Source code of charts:
* * *
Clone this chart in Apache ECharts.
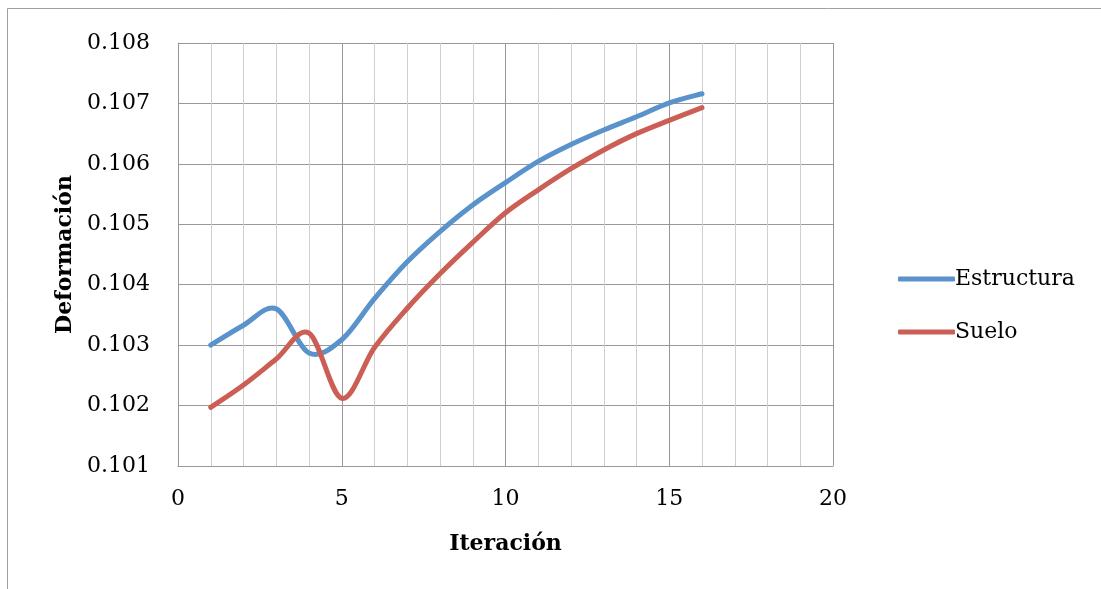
<!DOCTYPE html>
<html>
<head>
<meta charset="utf-8">
<script src="https://cdn.jsdelivr.net/npm/echarts@6/dist/echarts.min.js"></script>
<style>
  html, body { margin: 0; padding: 0; background: #fff; }
  #chart { width: 1101px; height: 589px; }
</style>
</head>
<body>
<div id="chart"></div>
<script>
// Iteration number (x) and deformation of each component (y)
const iteraciones = [1, 2, 3, 4, 5, 6, 7, 8, 9, 10, 11, 12, 13, 14, 15, 16];
const estructura = [0.10300, 0.10333, 0.10360, 0.10287, 0.10309, 0.10377, 0.10438, 0.10488,
                    0.10532, 0.10569, 0.10604, 0.10632, 0.10656, 0.10678, 0.10701, 0.10716];
const suelo = [0.10197, 0.10234, 0.10277, 0.10320, 0.10212, 0.10296, 0.10361, 0.10418,
               0.10470, 0.10519, 0.10557, 0.10592, 0.10623, 0.10650, 0.10672, 0.10693];
const seriesNames = ['Estructura', 'Suelo'];
const seriesColors = ['#5A92CB', '#CC5F55'];

const FONT = 'DejaVu Serif';
const pair = (xs, ys) => xs.map((x, i) => [x, ys[i]]);

// Smoothed line through every data point (Catmull-Rom spline turned into cubic Béziers),
// positioned with the chart's own coordinate system.
function smoothLine(color) {
  return function (params, api) {
    if (params.dataIndex !== 0) return null;
    const n = params.dataInsideLength;
    const pts = [];
    for (let i = 0; i < n; i++) {
      pts.push(api.coord([api.value(0, i), api.value(1, i)]));
    }
    let d = 'M' + pts[0][0] + ' ' + pts[0][1];
    for (let i = 0; i < pts.length - 1; i++) {
      const p0 = pts[Math.max(i - 1, 0)];
      const p1 = pts[i];
      const p2 = pts[i + 1];
      const p3 = pts[Math.min(i + 2, pts.length - 1)];
      const c1x = p1[0] + (p2[0] - p0[0]) / 6;
      const c1y = p1[1] + (p2[1] - p0[1]) / 6;
      const c2x = p2[0] - (p3[0] - p1[0]) / 6;
      const c2y = p2[1] - (p3[1] - p1[1]) / 6;
      d += ' C' + c1x + ' ' + c1y + ' ' + c2x + ' ' + c2y + ' ' + p2[0] + ' ' + p2[1];
    }
    return {
      type: 'path',
      shape: { pathData: d },
      style: { fill: 'none', stroke: color, lineWidth: 5, lineCap: 'round', lineJoin: 'round' },
      silent: true
    };
  };
}

const chart = echarts.init(document.getElementById('chart'), null, { renderer: 'canvas' });

chart.setOption({
  animation: false,
  backgroundColor: '#fff',
  textStyle: { fontFamily: FONT, color: '#000' },
  graphic: [{
    type: 'rect',
    shape: { x: 7.5, y: 8.5, width: 2000, height: 2000 },
    style: { fill: 'none', stroke: '#a0a0a0', lineWidth: 1 },
    silent: true
  }],
  grid: { left: 178, right: 268, top: 43, bottom: 123, containLabel: false },
  legend: {
    orient: 'vertical',
    left: 893,
    top: 263,
    itemWidth: 57,
    itemHeight: 5,
    itemGap: 31,
    icon: 'roundRect',
    textStyle: { fontFamily: FONT, fontSize: 22, color: '#000', padding: [0, 0, 0, -5] },
    data: seriesNames
  },
  xAxis: {
    type: 'value',
    min: 0, max: 20, interval: 5,
    name: 'Iteración',
    nameLocation: 'middle',
    nameGap: 67,
    nameTextStyle: { fontFamily: FONT, fontSize: 22, fontWeight: 'bold', color: '#000' },
    axisLine: { show: true, lineStyle: { color: '#989898', width: 1 } },
    axisTick: { show: false },
    minorTick: { show: false, splitNumber: 5 },
    axisLabel: { fontFamily: FONT, fontSize: 22, color: '#000', margin: 22 },
    splitLine: { show: true, lineStyle: { color: '#989898', width: 1 } },
    minorSplitLine: { show: true, lineStyle: { color: '#cfcfcf', width: 1 } }
  },
  yAxis: {
    type: 'value',
    min: 0.101, max: 0.108, interval: 0.001,
    name: 'Deformación',
    nameLocation: 'middle',
    nameGap: 102,
    nameTextStyle: { fontFamily: FONT, fontSize: 22, fontWeight: 'bold', color: '#000' },
    axisLine: { show: true, lineStyle: { color: '#989898', width: 1 } },
    axisTick: { show: false },
    axisLabel: {
      fontFamily: FONT, fontSize: 22, color: '#000', margin: 28,
      formatter: v => v.toFixed(3)
    },
    splitLine: { show: true, lineStyle: { color: '#989898', width: 1 } }
  },
  series: [
    {
      name: seriesNames[0],
      type: 'custom',
      data: pair(iteraciones, estructura),
      encode: { x: 0, y: 1 },
      renderItem: smoothLine(seriesColors[0]),
      itemStyle: { color: seriesColors[0] }
    },
    {
      name: seriesNames[1],
      type: 'custom',
      data: pair(iteraciones, suelo),
      encode: { x: 0, y: 1 },
      renderItem: smoothLine(seriesColors[1]),
      itemStyle: { color: seriesColors[1] }
    }
  ]
});
</script>
</body>
</html>
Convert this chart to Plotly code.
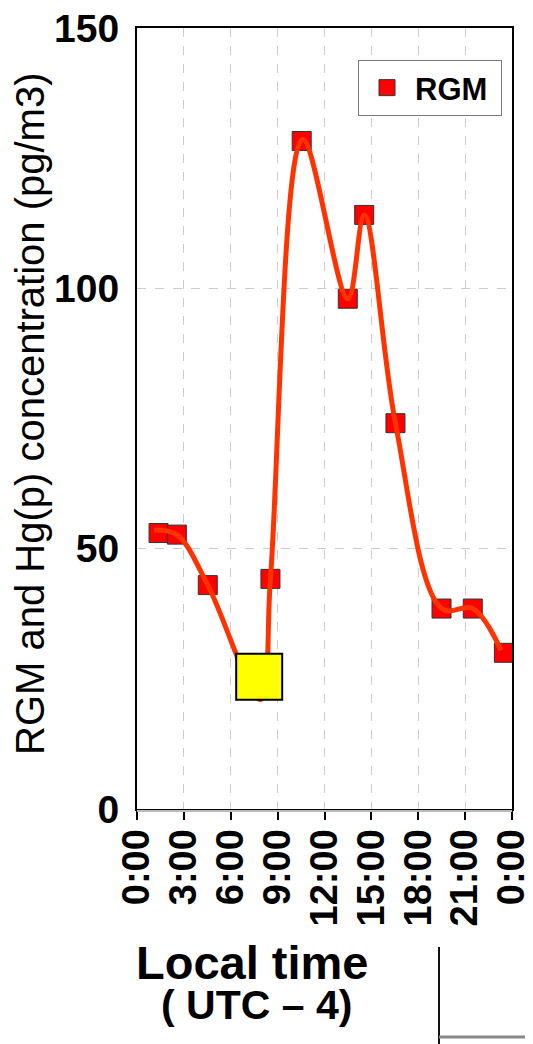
* * *
Exercise goal — Exactly as written, return every line of the listing, but not the pictures.

The result —
Clone this chart in Apache ECharts.
<!DOCTYPE html>
<html>
<head>
<meta charset="utf-8">
<script src="https://cdn.jsdelivr.net/npm/echarts@6/dist/echarts.min.js"></script>
<style>
  html, body { margin: 0; padding: 0; background: #fff; }
  #chart { width: 1101px; height: 589px; }
</style>
</head>
<body>
<div id="chart"></div>
<script>
// Iteration number (x) and deformation of each component (y)
const iteraciones = [1, 2, 3, 4, 5, 6, 7, 8, 9, 10, 11, 12, 13, 14, 15, 16];
const estructura = [0.10300, 0.10333, 0.10360, 0.10287, 0.10309, 0.10377, 0.10438, 0.10488,
                    0.10532, 0.10569, 0.10604, 0.10632, 0.10656, 0.10678, 0.10701, 0.10716];
const suelo = [0.10197, 0.10234, 0.10277, 0.10320, 0.10212, 0.10296, 0.10361, 0.10418,
               0.10470, 0.10519, 0.10557, 0.10592, 0.10623, 0.10650, 0.10672, 0.10693];
const seriesNames = ['Estructura', 'Suelo'];
const seriesColors = ['#5A92CB', '#CC5F55'];

const FONT = 'DejaVu Serif';
const pair = (xs, ys) => xs.map((x, i) => [x, ys[i]]);

// Smoothed line through every data point (Catmull-Rom spline turned into cubic Béziers),
// positioned with the chart's own coordinate system.
function smoothLine(color) {
  return function (params, api) {
    if (params.dataIndex !== 0) return null;
    const n = params.dataInsideLength;
    const pts = [];
    for (let i = 0; i < n; i++) {
      pts.push(api.coord([api.value(0, i), api.value(1, i)]));
    }
    let d = 'M' + pts[0][0] + ' ' + pts[0][1];
    for (let i = 0; i < pts.length - 1; i++) {
      const p0 = pts[Math.max(i - 1, 0)];
      const p1 = pts[i];
      const p2 = pts[i + 1];
      const p3 = pts[Math.min(i + 2, pts.length - 1)];
      const c1x = p1[0] + (p2[0] - p0[0]) / 6;
      const c1y = p1[1] + (p2[1] - p0[1]) / 6;
      const c2x = p2[0] - (p3[0] - p1[0]) / 6;
      const c2y = p2[1] - (p3[1] - p1[1]) / 6;
      d += ' C' + c1x + ' ' + c1y + ' ' + c2x + ' ' + c2y + ' ' + p2[0] + ' ' + p2[1];
    }
    return {
      type: 'path',
      shape: { pathData: d },
      style: { fill: 'none', stroke: color, lineWidth: 5, lineCap: 'round', lineJoin: 'round' },
      silent: true
    };
  };
}

const chart = echarts.init(document.getElementById('chart'), null, { renderer: 'canvas' });

chart.setOption({
  animation: false,
  backgroundColor: '#fff',
  textStyle: { fontFamily: FONT, color: '#000' },
  graphic: [{
    type: 'rect',
    shape: { x: 7.5, y: 8.5, width: 2000, height: 2000 },
    style: { fill: 'none', stroke: '#a0a0a0', lineWidth: 1 },
    silent: true
  }],
  grid: { left: 178, right: 268, top: 43, bottom: 123, containLabel: false },
  legend: {
    orient: 'vertical',
    left: 893,
    top: 263,
    itemWidth: 57,
    itemHeight: 5,
    itemGap: 31,
    icon: 'roundRect',
    textStyle: { fontFamily: FONT, fontSize: 22, color: '#000', padding: [0, 0, 0, -5] },
    data: seriesNames
  },
  xAxis: {
    type: 'value',
    min: 0, max: 20, interval: 5,
    name: 'Iteración',
    nameLocation: 'middle',
    nameGap: 67,
    nameTextStyle: { fontFamily: FONT, fontSize: 22, fontWeight: 'bold', color: '#000' },
    axisLine: { show: true, lineStyle: { color: '#989898', width: 1 } },
    axisTick: { show: false },
    minorTick: { show: false, splitNumber: 5 },
    axisLabel: { fontFamily: FONT, fontSize: 22, color: '#000', margin: 22 },
    splitLine: { show: true, lineStyle: { color: '#989898', width: 1 } },
    minorSplitLine: { show: true, lineStyle: { color: '#cfcfcf', width: 1 } }
  },
  yAxis: {
    type: 'value',
    min: 0.101, max: 0.108, interval: 0.001,
    name: 'Deformación',
    nameLocation: 'middle',
    nameGap: 102,
    nameTextStyle: { fontFamily: FONT, fontSize: 22, fontWeight: 'bold', color: '#000' },
    axisLine: { show: true, lineStyle: { color: '#989898', width: 1 } },
    axisTick: { show: false },
    axisLabel: {
      fontFamily: FONT, fontSize: 22, color: '#000', margin: 28,
      formatter: v => v.toFixed(3)
    },
    splitLine: { show: true, lineStyle: { color: '#989898', width: 1 } }
  },
  series: [
    {
      name: seriesNames[0],
      type: 'custom',
      data: pair(iteraciones, estructura),
      encode: { x: 0, y: 1 },
      renderItem: smoothLine(seriesColors[0]),
      itemStyle: { color: seriesColors[0] }
    },
    {
      name: seriesNames[1],
      type: 'custom',
      data: pair(iteraciones, suelo),
      encode: { x: 0, y: 1 },
      renderItem: smoothLine(seriesColors[1]),
      itemStyle: { color: seriesColors[1] }
    }
  ]
});
</script>
</body>
</html>
Convert this chart to Plotly code.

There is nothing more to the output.